従来は使い捨てのバルーンで上空の気象観測などを行ってきた。ドローンは高度では及ばないが、繰り返し使用でき、環境に優しく、低コストで観測ができると期待されている。

「低温、低気圧など未知の世界で、どれだけ観測できるか楽しみ。飛行試験も同時に行いたい」と設楽社長は話す。

◆考古学調査にも

東日本国際大学(吉村作治学長)のエジプト考古学研究所が行うクフ王のピラミッドの測量調査にも参加が決まった。

ドローンの発展は、安全な運航・運用が大前提となる。設楽社長は、操縦士の育成にも貢献している。

今年9月には、群馬県片品村と、ドローンの講習団体の管理や操縦士の養成を行う日本ドローンコンソーシアム(JDC)群馬地域部会が同村の武尊(ほたか)牧場で開いたドローンスクールで講師を務めた。

東北大学や民間業者、国土交通省、林野庁などの約70人が参加。

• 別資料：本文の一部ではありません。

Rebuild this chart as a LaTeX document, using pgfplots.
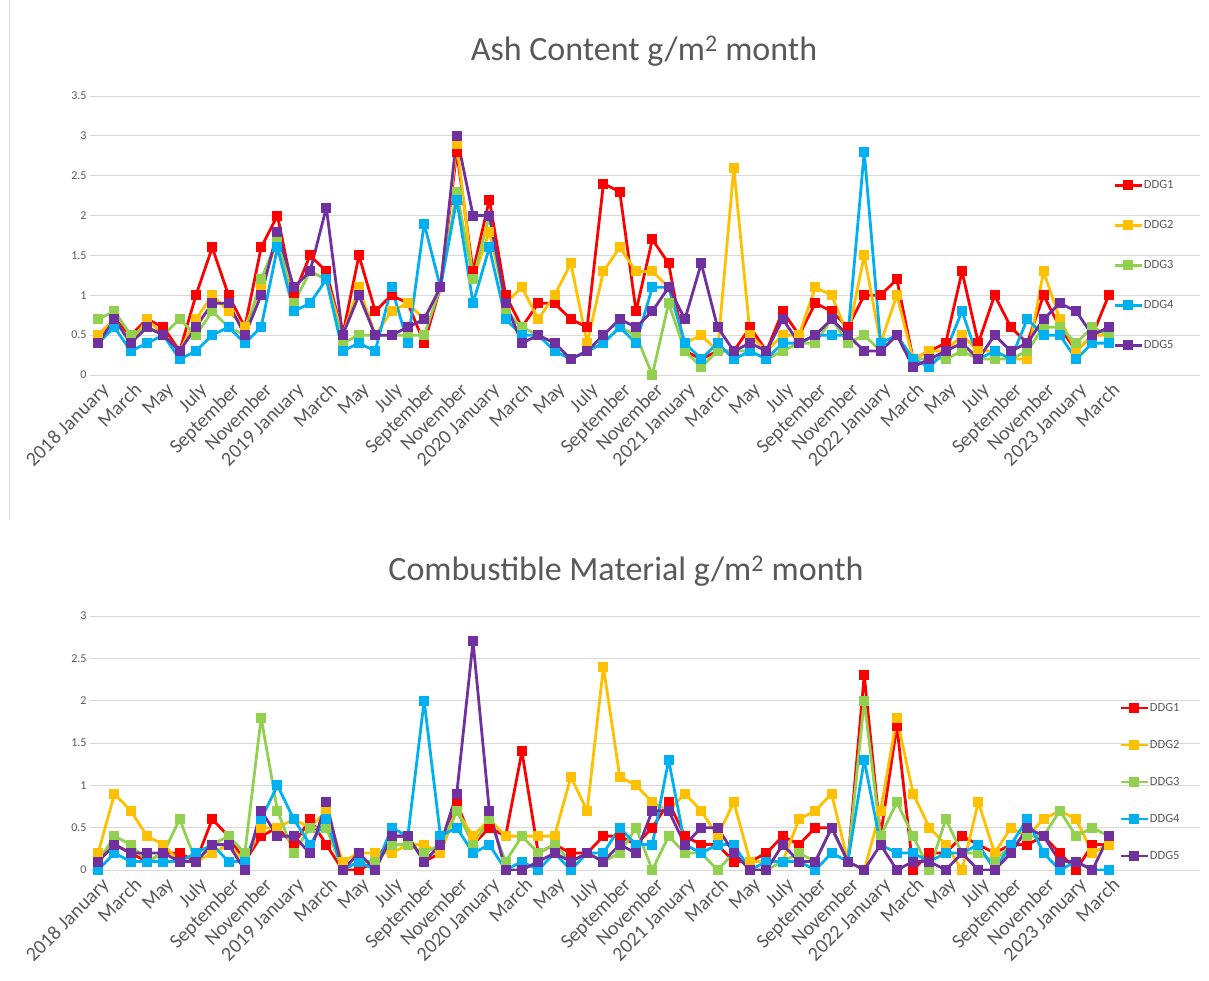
\documentclass[border=0pt]{standalone}
\usepackage{pgfplots}
\pgfplotsset{compat=1.18}
\usepackage{pgfplotstable}
\usepackage{fontspec}
\setmainfont{Carlito}
\definecolor{c1}{HTML}{FF0000}
\definecolor{c2}{HTML}{FFC000}
\definecolor{c3}{HTML}{92D050}
\definecolor{c4}{HTML}{00B0F0}
\definecolor{c5}{HTML}{7030A0}
\definecolor{txt}{HTML}{595959}
\definecolor{gridc}{HTML}{D9D9D9}

\pgfplotstableread{
i a b c d e
0 0.5 0.5 0.7 0.4 0.4
1 0.7 0.7 0.8 0.6 0.7
2 0.5 0.4 0.5 0.3 0.4
3 0.7 0.7 0.6 0.4 0.6
4 0.6 0.5 0.5 0.5 0.5
5 0.3 0.3 0.7 0.2 0.3
6 1.0 0.7 0.5 0.3 0.6
7 1.6 1.0 0.8 0.5 0.9
8 1.0 0.8 0.6 0.6 0.9
9 0.6 0.6 0.5 0.4 0.5
10 1.6 1.1 1.2 0.6 1.0
11 2.0 1.7 1.7 1.6 1.8
12 1.0 1.1 0.9 0.8 1.1
13 1.5 1.3 1.3 0.9 1.3
14 1.3 1.2 1.2 1.2 2.1
15 0.5 0.5 0.4 0.3 0.5
16 1.5 1.1 0.5 0.4 1.0
17 0.8 0.5 0.5 0.3 0.5
18 1.0 0.8 0.5 1.1 0.5
19 0.9 0.9 0.5 0.4 0.6
20 0.4 0.7 0.5 1.9 0.7
21 1.1 1.1 1.1 1.1 1.1
22 2.8 2.9 2.3 2.2 3.0
23 1.3 1.2 1.2 0.9 2.0
24 2.2 1.8 2.0 1.6 2.0
25 1.0 0.9 0.8 0.7 0.9
26 0.6 1.1 0.6 0.5 0.4
27 0.9 0.7 0.5 0.5 0.5
28 0.9 1.0 0.4 0.3 0.4
29 0.7 1.4 0.2 0.2 0.2
30 0.6 0.4 0.3 0.3 0.3
31 2.4 1.3 0.4 0.4 0.5
32 2.3 1.6 0.6 0.6 0.7
33 0.8 1.3 0.5 0.4 0.6
34 1.7 1.3 0.0 1.1 0.8
35 1.4 1.1 0.9 1.1 1.1
36 0.3 0.4 0.3 0.4 0.7
37 0.2 0.5 0.1 0.2 1.4
38 0.3 0.3 0.3 0.4 0.6
39 0.3 2.6 0.3 0.2 0.3
40 0.6 0.5 0.3 0.3 0.4
41 0.3 0.3 0.2 0.2 0.3
42 0.8 0.5 0.3 0.4 0.7
43 0.5 0.5 0.4 0.4 0.4
44 0.9 1.1 0.4 0.5 0.5
45 0.8 1.0 0.7 0.5 0.7
46 0.6 0.5 0.4 0.5 0.5
47 1.0 1.5 0.5 2.8 0.3
48 1.0 0.4 0.3 0.4 0.3
49 1.2 1.0 0.5 0.5 0.5
50 0.2 0.2 0.2 0.2 0.1
51 0.3 0.3 0.2 0.1 0.2
52 0.4 0.3 0.2 0.3 0.3
53 1.3 0.5 0.3 0.8 0.4
54 0.4 0.3 0.2 0.2 0.2
55 1.0 0.3 0.2 0.3 0.5
56 0.6 0.2 0.2 0.2 0.3
57 0.4 0.2 0.3 0.7 0.4
58 1.0 1.3 0.6 0.5 0.7
59 0.6 0.7 0.6 0.5 0.9
60 0.3 0.3 0.4 0.2 0.8
61 0.5 0.5 0.6 0.4 0.5
62 1.0 0.5 0.5 0.4 0.6
}\ash

\pgfplotstableread{
i a b c d e
0 0.1 0.2 0.1 0.0 0.1
1 0.3 0.9 0.4 0.2 0.3
2 0.2 0.7 0.3 0.1 0.2
3 0.1 0.4 0.1 0.1 0.2
4 0.2 0.3 0.2 0.1 0.2
5 0.2 0.1 0.6 0.1 0.1
6 0.1 0.1 0.1 0.2 0.1
7 0.6 0.2 0.3 0.3 0.3
8 0.4 0.3 0.4 0.1 0.3
9 0.1 0.1 0.2 0.1 0.0
10 0.4 0.5 1.8 0.6 0.7
11 0.5 0.5 0.7 1.0 0.4
12 0.3 0.6 0.2 0.6 0.4
13 0.6 0.5 0.5 0.3 0.2
14 0.3 0.7 0.5 0.6 0.8
15 0.0 0.1 0.0 0.0 0.0
16 0.0 0.2 0.1 0.1 0.2
17 0.1 0.2 0.1 0.0 0.0
18 0.4 0.2 0.3 0.5 0.4
19 0.4 0.3 0.3 0.4 0.4
20 0.1 0.3 0.2 2.0 0.1
21 0.2 0.2 0.3 0.4 0.3
22 0.8 0.7 0.7 0.5 0.9
23 0.3 0.4 0.3 0.2 2.7
24 0.5 0.6 0.6 0.3 0.7
25 0.4 0.4 0.1 0.0 0.0
26 1.4 0.4 0.4 0.1 0.0
27 0.2 0.4 0.2 0.0 0.1
28 0.3 0.4 0.3 0.2 0.2
29 0.2 1.1 0.1 0.0 0.1
30 0.2 0.7 0.2 0.2 0.2
31 0.4 2.4 0.1 0.2 0.1
32 0.4 1.1 0.2 0.5 0.3
33 0.3 1.0 0.5 0.3 0.2
34 0.5 0.8 0.0 0.3 0.7
35 0.8 0.7 0.4 1.3 0.7
36 0.4 0.9 0.2 0.3 0.3
37 0.3 0.7 0.2 0.2 0.5
38 0.3 0.4 0.0 0.3 0.5
39 0.1 0.8 0.2 0.3 0.2
40 0.1 0.1 0.0 0.0 0.0
41 0.2 0.1 0.0 0.1 0.0
42 0.4 0.1 0.1 0.1 0.3
43 0.3 0.6 0.2 0.1 0.1
44 0.5 0.7 0.1 0.0 0.1
45 0.5 0.9 0.5 0.2 0.5
46 0.1 0.1 0.1 0.1 0.1
47 2.3 0.0 2.0 1.3 0.0
48 0.4 0.7 0.4 0.3 0.3
49 1.7 1.8 0.8 0.2 0.0
50 0.0 0.9 0.4 0.2 0.1
51 0.2 0.5 0.0 0.1 0.1
52 0.2 0.3 0.6 0.2 0.0
53 0.4 0.0 0.2 0.2 0.2
54 0.3 0.8 0.2 0.3 0.0
55 0.2 0.2 0.1 0.0 0.0
56 0.3 0.5 0.3 0.3 0.2
57 0.3 0.4 0.4 0.6 0.5
58 0.4 0.6 0.4 0.2 0.4
59 0.2 0.7 0.7 0.0 0.1
60 0.0 0.6 0.4 0.1 0.1
61 0.3 0.2 0.5 0.0 0.0
62 0.3 0.3 0.4 0.0 0.4
}\comb

\pgfplotsset{
  ddg/.style={
    scale only axis, width=1110pt, xmin=-0.5, xmax=67.6, ymin=0,
    axis line style={draw=none}, major tick length=0pt,
    ymajorgrids, grid style={gridc, line width=1pt},
    xtick={0,2,...,62},
    xticklabels={2018 January,March,May,July,September,November,2019 January,March,May,July,September,November,2020 January,March,May,July,September,November,2021 January,March,May,July,September,November,2022 January,March,May,July,September,November,2023 January,March},
    x tick label style={rotate=45, anchor=north east, font=\fontsize{20}{20}\selectfont, text=txt, inner sep=1pt, yshift=-5pt, xshift=-2pt},
    y tick label style={font=\fontsize{12}{12}\selectfont, text=txt},
    /pgf/number format/assume math mode=true,
    every axis plot/.append style={line width=2.8pt, line join=round, mark=square*, mark size=3.6pt, mark options={solid, line join=miter}},
    legend style={draw=none, fill=none, inner sep=0pt, font=\fontsize{12.5}{12.5}\selectfont, text=txt,
      nodes={inner sep=1pt, text height=8pt, text depth=1pt}},
    legend cell align=left,
    legend image code/.code={\draw[mark repeat=2,mark phase=2] plot coordinates {(0pt,0pt) (13.5pt,0pt) (27pt,0pt)};},
  }
}

\begin{document}
\begin{tikzpicture}
\begin{axis}[ddg, name=ash, at={(90pt,-375pt)}, anchor=south west, height=279pt, ymax=3.5,
  ytick={0,0.5,1,1.5,2,2.5,3,3.5},
  legend style={at={(0.9216,0.70)}, anchor=north west, row sep=29pt}]
\addplot[c1] table[x=i,y=a] {\ash};
\addplot[c2] table[x=i,y=b] {\ash};
\addplot[c3] table[x=i,y=c] {\ash};
\addplot[c4] table[x=i,y=d] {\ash};
\addplot[c5] table[x=i,y=e] {\ash};
\legend{DDG1,DDG2,DDG3,DDG4,DDG5}
\end{axis}
\begin{axis}[ddg, name=comb, at={(90pt,-870pt)}, anchor=south west, height=254pt, ymax=3,
  ytick={0,0.5,1,1.5,2,2.5,3},
  legend style={at={(0.927,0.66)}, anchor=north west, row sep=26pt}]
\addplot[c1] table[x=i,y=a] {\comb};
\addplot[c2] table[x=i,y=b] {\comb};
\addplot[c3] table[x=i,y=c] {\comb};
\addplot[c4] table[x=i,y=d] {\comb};
\addplot[c5] table[x=i,y=e] {\comb};
\legend{DDG1,DDG2,DDG3,DDG4,DDG5}
\end{axis}
\draw[gridc, line width=1pt] (9pt,0pt) -- (9pt,-520pt);
\node[font=\fontsize{34}{34}\selectfont, text=txt] at (644pt,-51pt) {Ash Content g/m\textsuperscript{2} month};
\node[font=\fontsize{34}{34}\selectfont, text=txt] at (626pt,-571pt) {Combustible Material g/m\textsuperscript{2} month};
\pgfresetboundingbox
\useasboundingbox (0pt,0pt) rectangle (1209pt,-980pt);
\end{tikzpicture}
\end{document}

操縦訓練を、スキー場のゲレンデを初級、中級、上級に分け、レベルに応じて実施。マネキンを使い、災害現場での遺体の捜索の模擬実習や夜間でのフライト訓練なども行った。

参加した関東森林管理局の担当者は「険しく山深い場所ではドローンは欠かせない。飛行技術とその他の可能性を探ろうと思った」と話した。

ドローンへの期待感の高まりりとともに、タイプエスも夢を追いながら着実に上昇し続けている。